The agriculture industry is one of the oldest on the planet. In recent years, though, the industry has evolved in favor of large-scale farms that monocrop — damaging the environment, as well as our health and society. And with the increased use of chemicals, we’ve changed the makeup of the soil. In response, there’s now a movement to re-engineer how we farm.
Regenerative agriculture is about working with nature, not against it. By understanding exactly how nature works, you can get better yields, sequester carbon and grow more nutrient-rich food. Technology will play a critical role in helping us regenerate at scale, as it has the solutions for managing sustainability programs, improving machinery, improving supply chains, testing and monitoring. That’s one of the main reasons why agriculture technology or “agtech” has seen such a large amount of investment growth in the last five years.
To dig into the world of agtech and regenerative agriculture, we invited Lew Moorman, Co-Founder of Scaleworks and Soilworks Natural Capital, and Sarah Nolet, Founder & CEO of AgThentic and host of the AgTech..so what? podcast, on to Cloud Talk.
Tune in to hear about the following:
- What is regenerative agriculture?
- How technology is making a difference in agriculture
- Understanding incentives and industry complexity
- Psychological challenges for technology adoption, such as traditional mindsets
- Physical challenges for technology adoption, such connectivity in rural areas
- Data and the democratization of testing
Lew Moorman explains why we need to go back to basics with farming. “We have basically spoiled our soil. The nutrient density of our food is extraordinarily low. And we’ve got metabolic disease like crazy because of the kinds of calories we’re consuming. What we need to do is go back to the first principles and figure out how do we work with nature to grow things in a way that we can take from it and give back all at the same time.”
Sarah Nolet explains why technology adoption is slow in the agriculture industry. “Until we really understand the psychology of how decisions are being made by farmers, it’s tough to build solutions. Even if they have the best data and the best automation, we haven’t understood how those decisions are being made and what factors — whether technical, human or economic — are being considered. I think that’s been a big limitation from tech developers on the outside who are saying, look, the data shows this and the ROI shows this. They haven’t understood the psychology. So there’s still more work to be done there.”

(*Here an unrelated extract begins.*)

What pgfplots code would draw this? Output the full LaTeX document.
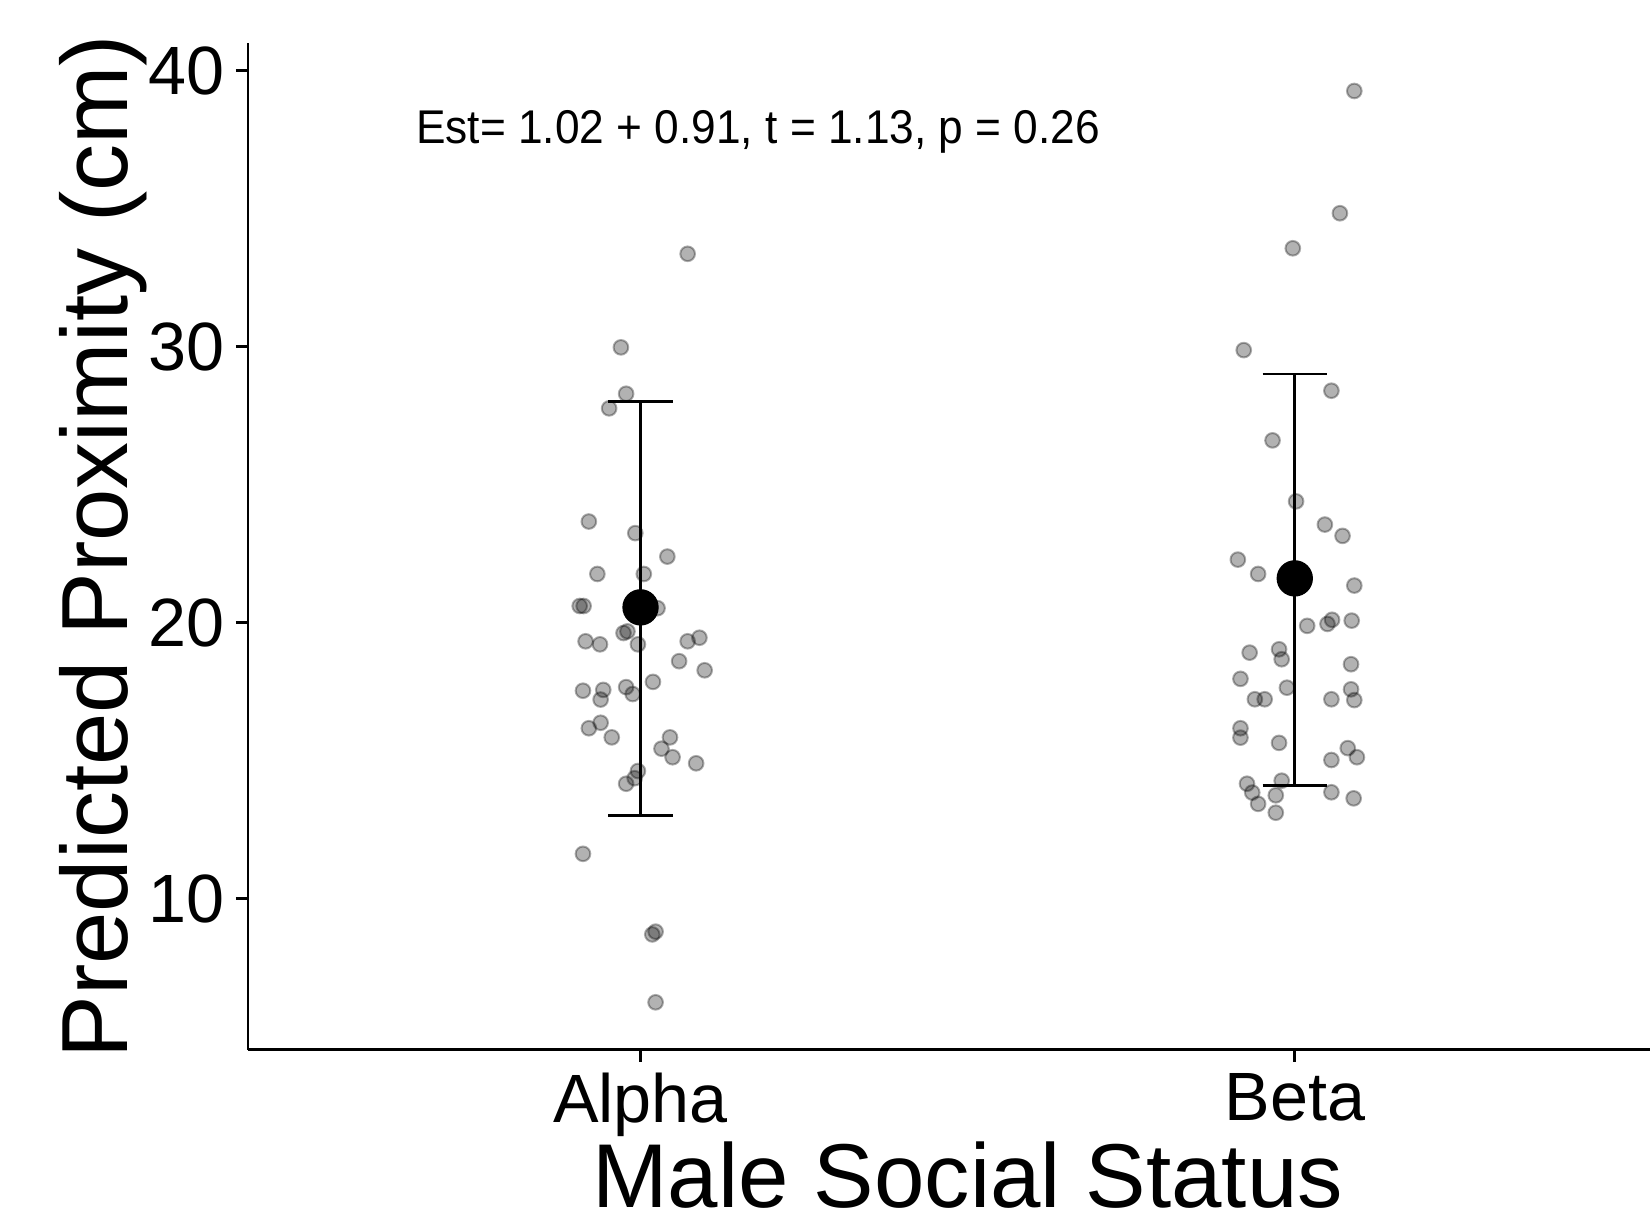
\documentclass[border=0pt]{standalone}
\usepackage{fontspec}
\setmainfont{Liberation Sans}
\usepackage{pgfplots}
\pgfplotsset{compat=1.18}

\begin{document}
\begin{tikzpicture}
\begin{axis}[
  at={(0,0)}, anchor=south west,
  scale only axis,
  width=420.6pt, height=301.8pt,
  xmin=0.4, xmax=2.543, ymin=4.53, ymax=40.98,
  axis x line=bottom, axis y line=left,
  axis line style={-, line width=0.8pt, black},
  xtick={1,2}, xticklabels={Alpha,Beta},
  ytick={10,20,30,40},
  tick align=outside,
  major tick length=3.6pt,
  tick style={line width=0.8pt, black},
  ticklabel style={font=\fontsize{20.5}{24}\selectfont},
  /pgf/number format/assume math mode=true,
  xlabel={Male Social Status},
  ylabel={Predicted Proximity (cm)},
  xlabel style={font=\fontsize{27.2}{33}\selectfont, at={(axis description cs:0.5133,-0.157)}, anchor=base},
  ylabel style={font=\fontsize{28.2}{33}\selectfont, at={(axis description cs:-0.0856,0.5)}, anchor=base},
  clip=false,
]
% jittered observations
\addplot[only marks, mark=*, mark size=2.2pt,
  mark options={fill=black, draw=black, fill opacity=0.3, draw opacity=0.32, line width=0.6pt}]
  table {
x y
1.072 33.36
0.970 29.97
0.978 28.29
0.952 27.76
0.921 23.66
0.992 23.24
1.041 22.39
0.934 21.76
1.005 21.76
0.907 20.60
0.913 20.60
1.026 20.52
0.974 19.62
0.980 19.68
0.916 19.32
0.938 19.21
0.996 19.21
1.072 19.32
1.090 19.45
1.059 18.60
1.098 18.27
1.019 17.85
0.912 17.53
0.943 17.56
0.939 17.21
0.978 17.66
0.988 17.41
0.939 16.37
0.921 16.17
0.956 15.84
1.045 15.84
1.032 15.43
1.049 15.12
1.085 14.90
0.996 14.62
0.991 14.36
0.978 14.16
0.912 11.62
1.018 8.70
1.023 8.80
1.023 6.24
2.091 39.26
2.069 34.83
1.997 33.56
1.922 29.87
2.056 28.40
1.966 26.60
2.002 24.39
2.046 23.55
2.073 23.14
1.913 22.28
1.944 21.76
2.091 21.34
2.019 19.88
2.050 19.95
2.057 20.10
2.087 20.07
1.931 18.91
1.976 19.03
1.980 18.67
2.086 18.49
1.917 17.96
1.988 17.64
1.939 17.22
1.954 17.22
2.056 17.22
2.086 17.58
2.091 17.19
1.917 16.17
1.917 15.83
1.976 15.64
2.081 15.45
2.095 15.12
2.056 15.02
1.927 14.16
1.980 14.27
1.935 13.84
1.971 13.74
2.056 13.85
1.944 13.43
2.090 13.63
1.971 13.11
};
% error bars
\addplot[line width=0.8pt, black] coordinates {(1,13.0) (1,28.0)};
\addplot[line width=0.8pt, black] coordinates {(0.951,28.0) (1.049,28.0)};
\addplot[line width=0.8pt, black] coordinates {(0.951,13.0) (1.049,13.0)};
\addplot[line width=0.8pt, black] coordinates {(2,14.1) (2,29.0)};
\addplot[line width=0.8pt, black] coordinates {(1.951,29.0) (2.049,29.0)};
\addplot[line width=0.8pt, black] coordinates {(1.951,14.1) (2.049,14.1)};
% means
\addplot[only marks, mark=*, mark size=5.25pt, black] coordinates {(1,20.55) (2,21.6)};
\node[anchor=base west, font=\fontsize{14.2}{17}\selectfont, xscale=0.935, inner sep=0pt]
  at (axis cs:0.656,37.34) {Est= 1.02 + 0.91, t = 1.13, p = 0.26};
\end{axis}
\pgfresetboundingbox
\path[use as bounding box] (-74.4pt,-49.9pt) rectangle (420.6pt,314.85pt);
\end{tikzpicture}
\end{document}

Sarah Nolet goes on to discuss why the democratization of testing is enabling significant advances in the industry. “One of the really exciting developments is the democratization of testing. Because we can now do our own testing, that means we can register for these schemes in a much more cost-effective way, instead of having to dig holes, send them to a lab, pay tens of thousands of dollars, etc. The democratization of testing is helping in the supply chain with food safety and traceability. And pushing down the cost of sensors, increasing decision making power. It’s absolutely the beginning of how it will transform agriculture.”